**The request:** Do not repeat pictures. Repeat exactly the lines of the listing below from its first line through the line with "(0,1178) rectangle (1874,1182);".

**Given data:**
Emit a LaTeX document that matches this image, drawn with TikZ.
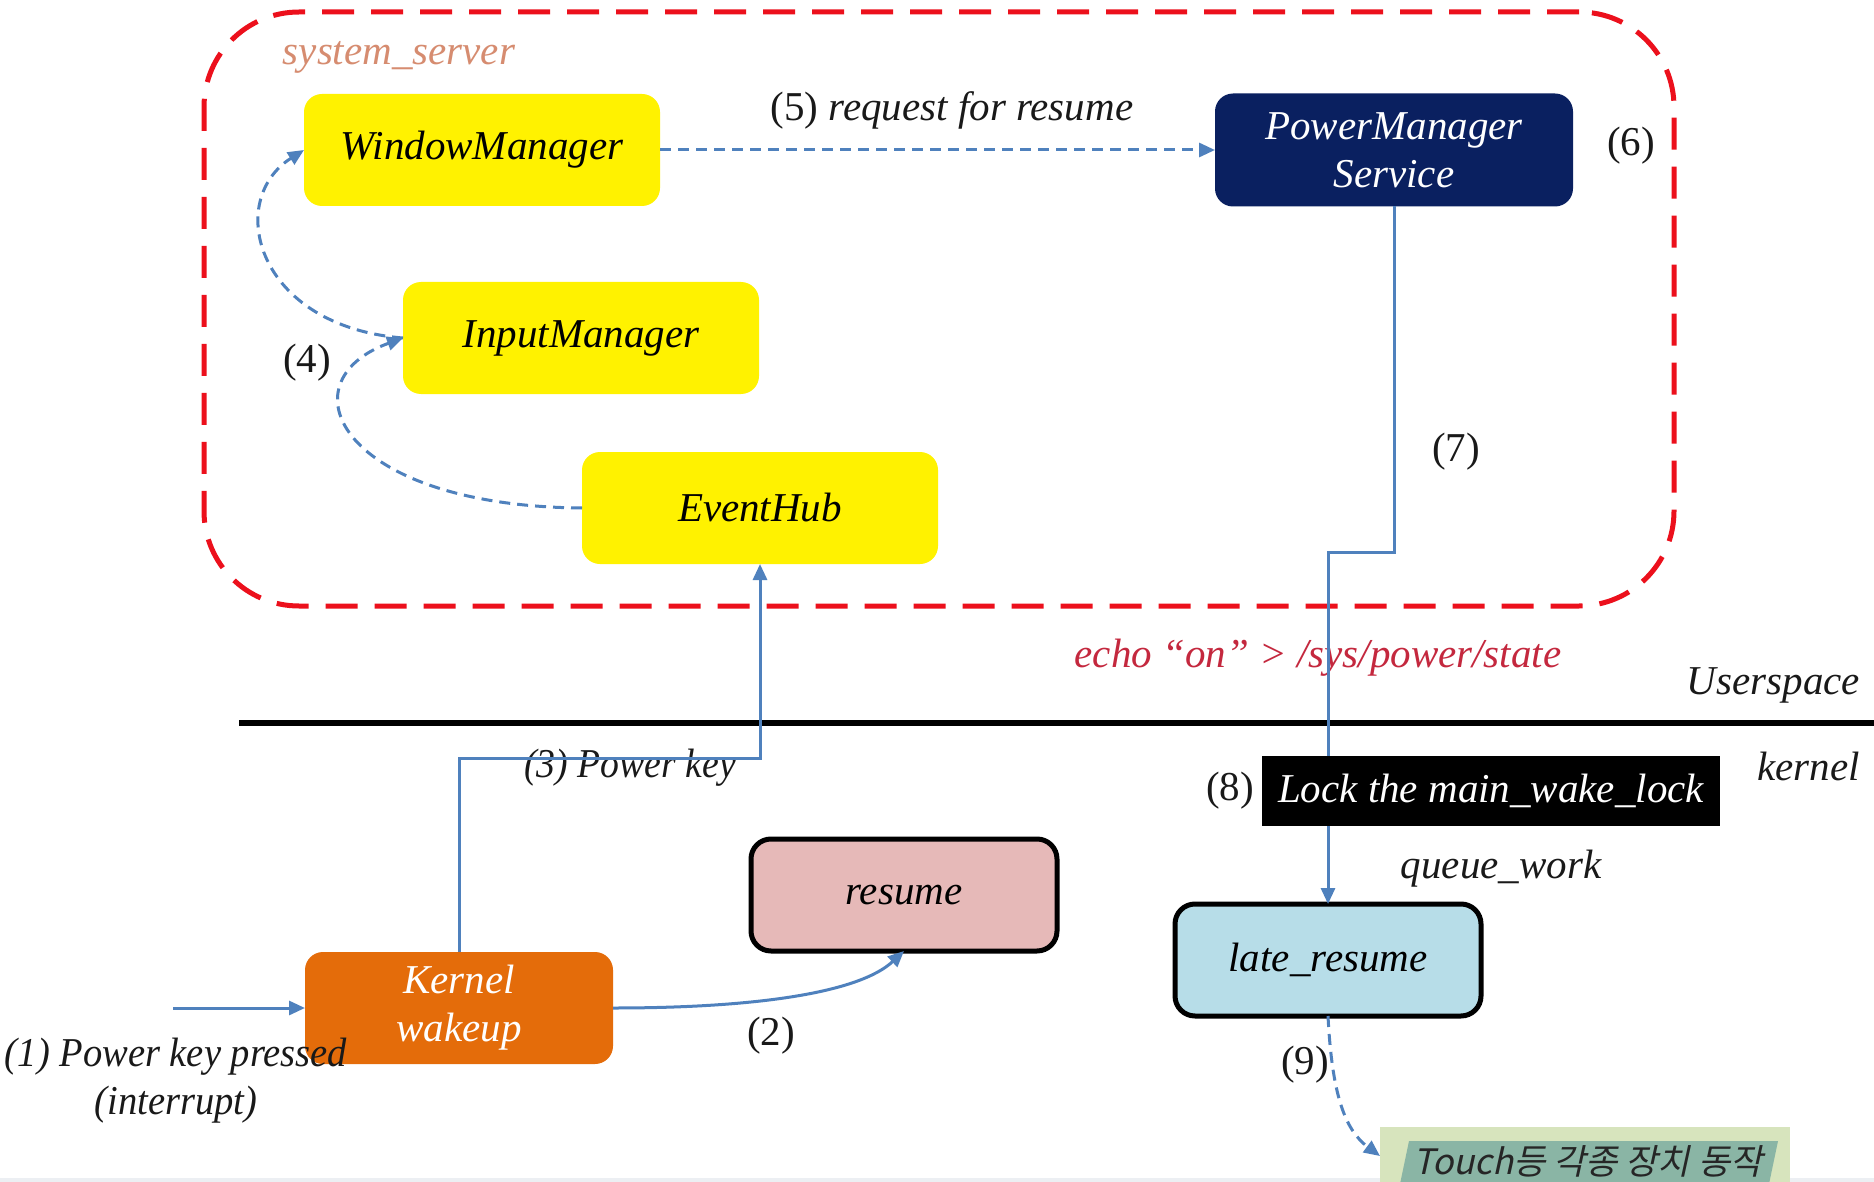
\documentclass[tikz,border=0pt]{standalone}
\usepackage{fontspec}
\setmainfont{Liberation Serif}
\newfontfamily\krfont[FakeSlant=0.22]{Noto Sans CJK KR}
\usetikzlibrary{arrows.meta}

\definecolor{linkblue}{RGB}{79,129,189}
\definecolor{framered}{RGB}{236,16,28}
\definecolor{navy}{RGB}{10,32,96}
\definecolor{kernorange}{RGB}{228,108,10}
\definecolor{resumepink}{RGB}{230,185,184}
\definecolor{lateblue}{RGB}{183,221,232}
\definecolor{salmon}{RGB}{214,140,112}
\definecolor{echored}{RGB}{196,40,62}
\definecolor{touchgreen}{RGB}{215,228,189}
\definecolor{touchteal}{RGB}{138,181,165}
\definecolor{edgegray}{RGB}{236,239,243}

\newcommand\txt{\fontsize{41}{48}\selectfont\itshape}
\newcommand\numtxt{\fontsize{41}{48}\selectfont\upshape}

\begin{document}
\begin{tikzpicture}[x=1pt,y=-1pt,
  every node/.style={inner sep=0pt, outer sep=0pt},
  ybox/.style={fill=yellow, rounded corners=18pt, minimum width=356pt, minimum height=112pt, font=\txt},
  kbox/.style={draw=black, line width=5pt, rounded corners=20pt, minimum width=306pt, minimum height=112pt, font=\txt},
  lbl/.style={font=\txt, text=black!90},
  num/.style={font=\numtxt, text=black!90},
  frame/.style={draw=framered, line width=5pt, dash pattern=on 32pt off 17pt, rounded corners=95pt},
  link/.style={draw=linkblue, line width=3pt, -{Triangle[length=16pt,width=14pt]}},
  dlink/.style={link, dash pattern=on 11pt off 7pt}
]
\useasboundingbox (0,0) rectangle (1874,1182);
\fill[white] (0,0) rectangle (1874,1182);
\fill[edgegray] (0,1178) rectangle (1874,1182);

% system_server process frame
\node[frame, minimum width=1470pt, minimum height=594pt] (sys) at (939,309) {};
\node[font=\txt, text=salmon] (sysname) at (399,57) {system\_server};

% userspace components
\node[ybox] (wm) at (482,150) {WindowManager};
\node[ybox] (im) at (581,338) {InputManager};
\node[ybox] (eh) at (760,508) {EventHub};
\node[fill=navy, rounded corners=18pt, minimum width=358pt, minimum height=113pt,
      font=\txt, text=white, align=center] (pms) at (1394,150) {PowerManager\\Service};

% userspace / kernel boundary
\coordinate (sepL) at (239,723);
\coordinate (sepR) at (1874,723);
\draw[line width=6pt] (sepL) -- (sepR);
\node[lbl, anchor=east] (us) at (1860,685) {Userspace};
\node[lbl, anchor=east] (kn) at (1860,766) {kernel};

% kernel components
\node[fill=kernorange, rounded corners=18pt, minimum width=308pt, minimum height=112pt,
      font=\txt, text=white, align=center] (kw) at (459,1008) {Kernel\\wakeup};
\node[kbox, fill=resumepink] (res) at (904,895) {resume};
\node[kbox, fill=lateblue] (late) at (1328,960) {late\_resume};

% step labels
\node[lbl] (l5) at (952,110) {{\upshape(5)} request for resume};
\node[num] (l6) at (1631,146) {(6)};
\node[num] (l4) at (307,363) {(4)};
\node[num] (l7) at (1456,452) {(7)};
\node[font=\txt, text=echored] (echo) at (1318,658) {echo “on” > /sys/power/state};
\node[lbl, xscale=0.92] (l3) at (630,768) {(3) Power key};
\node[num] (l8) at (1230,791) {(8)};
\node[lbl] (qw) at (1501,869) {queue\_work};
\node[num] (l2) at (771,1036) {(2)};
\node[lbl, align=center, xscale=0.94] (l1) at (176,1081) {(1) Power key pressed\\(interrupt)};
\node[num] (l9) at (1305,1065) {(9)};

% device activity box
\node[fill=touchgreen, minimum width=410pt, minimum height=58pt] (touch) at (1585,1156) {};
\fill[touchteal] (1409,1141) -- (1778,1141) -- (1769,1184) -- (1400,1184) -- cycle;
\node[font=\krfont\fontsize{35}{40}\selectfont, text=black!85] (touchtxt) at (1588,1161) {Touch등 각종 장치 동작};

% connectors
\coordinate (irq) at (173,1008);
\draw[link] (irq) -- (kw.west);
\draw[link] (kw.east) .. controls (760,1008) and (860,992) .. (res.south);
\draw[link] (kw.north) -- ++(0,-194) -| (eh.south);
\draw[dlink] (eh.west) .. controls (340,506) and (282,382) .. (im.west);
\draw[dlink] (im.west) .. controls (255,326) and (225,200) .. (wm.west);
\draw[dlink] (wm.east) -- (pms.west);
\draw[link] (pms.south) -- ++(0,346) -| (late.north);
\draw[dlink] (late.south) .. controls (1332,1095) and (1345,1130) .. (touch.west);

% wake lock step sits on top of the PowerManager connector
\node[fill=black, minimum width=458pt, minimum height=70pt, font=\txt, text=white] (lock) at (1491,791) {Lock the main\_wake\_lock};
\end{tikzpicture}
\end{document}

**Written response:**
Emit a LaTeX document that matches this image, drawn with TikZ.
\documentclass[tikz,border=0pt]{standalone}
\usepackage{fontspec}
\setmainfont{Liberation Serif}
\newfontfamily\krfont[FakeSlant=0.22]{Noto Sans CJK KR}
\usetikzlibrary{arrows.meta}

\definecolor{linkblue}{RGB}{79,129,189}
\definecolor{framered}{RGB}{236,16,28}
\definecolor{navy}{RGB}{10,32,96}
\definecolor{kernorange}{RGB}{228,108,10}
\definecolor{resumepink}{RGB}{230,185,184}
\definecolor{lateblue}{RGB}{183,221,232}
\definecolor{salmon}{RGB}{214,140,112}
\definecolor{echored}{RGB}{196,40,62}
\definecolor{touchgreen}{RGB}{215,228,189}
\definecolor{touchteal}{RGB}{138,181,165}
\definecolor{edgegray}{RGB}{236,239,243}

\newcommand\txt{\fontsize{41}{48}\selectfont\itshape}
\newcommand\numtxt{\fontsize{41}{48}\selectfont\upshape}

\begin{document}
\begin{tikzpicture}[x=1pt,y=-1pt,
  every node/.style={inner sep=0pt, outer sep=0pt},
  ybox/.style={fill=yellow, rounded corners=18pt, minimum width=356pt, minimum height=112pt, font=\txt},
  kbox/.style={draw=black, line width=5pt, rounded corners=20pt, minimum width=306pt, minimum height=112pt, font=\txt},
  lbl/.style={font=\txt, text=black!90},
  num/.style={font=\numtxt, text=black!90},
  frame/.style={draw=framered, line width=5pt, dash pattern=on 32pt off 17pt, rounded corners=95pt},
  link/.style={draw=linkblue, line width=3pt, -{Triangle[length=16pt,width=14pt]}},
  dlink/.style={link, dash pattern=on 11pt off 7pt}
]
\useasboundingbox (0,0) rectangle (1874,1182);
\fill[white] (0,0) rectangle (1874,1182);
\fill[edgegray] (0,1178) rectangle (1874,1182);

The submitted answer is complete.